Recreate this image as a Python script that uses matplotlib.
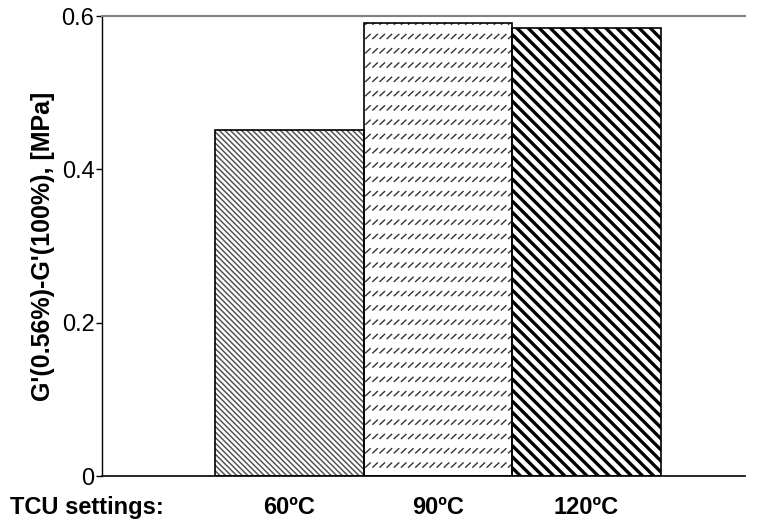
import warnings
import numpy as np
import matplotlib
matplotlib.use('Agg')
import matplotlib.pyplot as plt
import matplotlib.hatch as mhatch
from matplotlib.path import Path

warnings.filterwarnings('ignore')

# bar data
categories = ['60ºC', '90ºC', '120ºC']
values = [0.451, 0.591, 0.585]
row_label = 'TCU settings:'
yticks = [0, 0.2, 0.4, 0.6]
ytick_labels = ['0', '0.2', '0.4', '0.6']

# fill styles per bar
hatches = ['\\\\\\\\\\\\', 'd', '\\\\\\']
hatch_colors = ['#555555', '#333333', 'black']
hatch_widths = [1.1, 1.0, 2.4]


class DashRowHatch(mhatch.HatchPatternBase):
    """Rows of short rising dashes, used for the hatch letter 'd'."""
    def __init__(self, hatch, density):
        n = hatch.count('d')
        self.rows = 7 * n
        self.cols = 14 * n
        self.num_vertices = 2 * self.rows * self.cols

    def set_vertices_and_codes(self, vertices, codes):
        xs = (np.arange(self.cols) + 0.2) / self.cols
        ys = (np.arange(self.rows) + 0.3) / self.rows
        gx, gy = np.meshgrid(xs, ys)
        gx = gx.ravel()
        gy = gy.ravel()
        vertices[0::2, 0] = gx
        vertices[0::2, 1] = gy
        vertices[1::2, 0] = gx + 0.045
        vertices[1::2, 1] = gy + 0.042
        codes[0::2] = Path.MOVETO
        codes[1::2] = Path.LINETO


mhatch._hatch_types.append(DashRowHatch)

plt.rcParams['font.family'] = ['Liberation Sans', 'DejaVu Sans']

fig = plt.figure(figsize=(7.62, 5.22), dpi=100)
ax = fig.add_axes([0.134, 0.088, 0.844, 0.881])

x = np.arange(1, len(values) + 1)

# hatched fill first, then the black outline on top
for xi, v, h, hc, hw in zip(x, values, hatches, hatch_colors, hatch_widths):
    plt.rcParams['hatch.linewidth'] = hw
    b = ax.bar(xi, v, width=1.0, color='white', edgecolor=hc,
               linewidth=0, hatch=h)
    for p in b.patches:
        if hasattr(p, 'set_hatch_linewidth'):
            p.set_hatch_linewidth(hw)
ax.bar(x, values, width=1.0, facecolor='none', edgecolor='black', linewidth=1.2)

ax.set_xlim(-0.26, 4.07)
ax.set_ylim(0, 0.6)

ax.set_yticks(yticks)
ax.set_yticklabels(ytick_labels, fontsize=17)
ax.tick_params(axis='y', direction='out', length=4.5, width=1, pad=1)

ax.set_xticks(x)
ax.set_xticklabels(categories, fontsize=17, fontweight='bold')
ax.tick_params(axis='x', length=0, pad=14)

ax.annotate(row_label, xy=(-0.36, 0), xycoords=('data', 'axes fraction'),
            xytext=(0, -14), textcoords='offset points',
            ha='center', va='top', fontsize=17, fontweight='bold',
            annotation_clip=False)

ax.set_ylabel("G'(0.56%)-G'(100%), [MPa]", fontsize=18, fontweight='bold',
              labelpad=5)

ax.spines['right'].set_visible(False)
ax.spines['top'].set_color('#808080')
ax.spines['top'].set_linewidth(1.5)
ax.spines['left'].set_linewidth(1)
ax.spines['bottom'].set_linewidth(1.2)

fig.savefig('out.png', dpi=100)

-*-*-

_Do this:_ Using the listing above, pick out each line that contains the word "matplotlib", then copy it.

_Exercise answer:_
Recreate this image as a Python script that uses matplotlib.
import matplotlib
matplotlib.use('Agg')
import matplotlib.pyplot as plt
import matplotlib.hatch as mhatch
from matplotlib.path import Path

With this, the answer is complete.